E The Canadian Economy Has A Long Road Ahead To Recover The Jobs Lost In The Pandemic

The Canadian job market recovery continued to slow in November, adding only 62,000 net new jobs compared with 84,000 which were created in October.

The unemployment rate in November fell to 8.5% from 8.9% in October.

In November 99,000 full-time jobs were created and 37,999 part-time jobs disappeared. Employment in the goods sector in November far outstripped the small employment rebound in the service sector, which continued to shed food service jobs in the last two months.

But as both a chart and table below illustrate, Canada’s jobs recovery since early May still leaves total employment significantly below its previous peak in February.

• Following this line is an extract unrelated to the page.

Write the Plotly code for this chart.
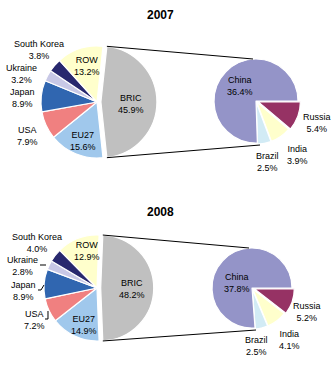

The employment increases in November left Canada 574,999 jobs short of restoring the 3 million jobs which were lost in March and April.

Indeed, the same chart clearly illustrates how different the pandemic recession has been for employment levels compared to the three previous Canadian recessions (1981, 1990, and 2008).

For example, it required a painful 54 months (or more than four years) for Canada to restore previous peak employment levels following the financial crisis associated with the deep 2008 recession.

Clearly, this time around the economic and employment recovery is very different than past situations, since the pandemic recession was not caused by a global financial crisis, and of course, the current recovery is still supported by massive fiscal and monetary measures compared to past recoveries. 

With respect to the sectors of the Canadian economy experiencing the greatest job losses, it is not surprising that the hospitality sector (with restaurants and bars at the forefront) are suffering the most. The information and cultural industries follow with the next greatest job losses due to the pandemic recession. 

At the same time, currently employment in all sectors is performing far better than the huge job cuts which occurred in March and April.

That is, as of November total employment was down 3% from its previous peak in March compared to a 15% employment drop between February and April.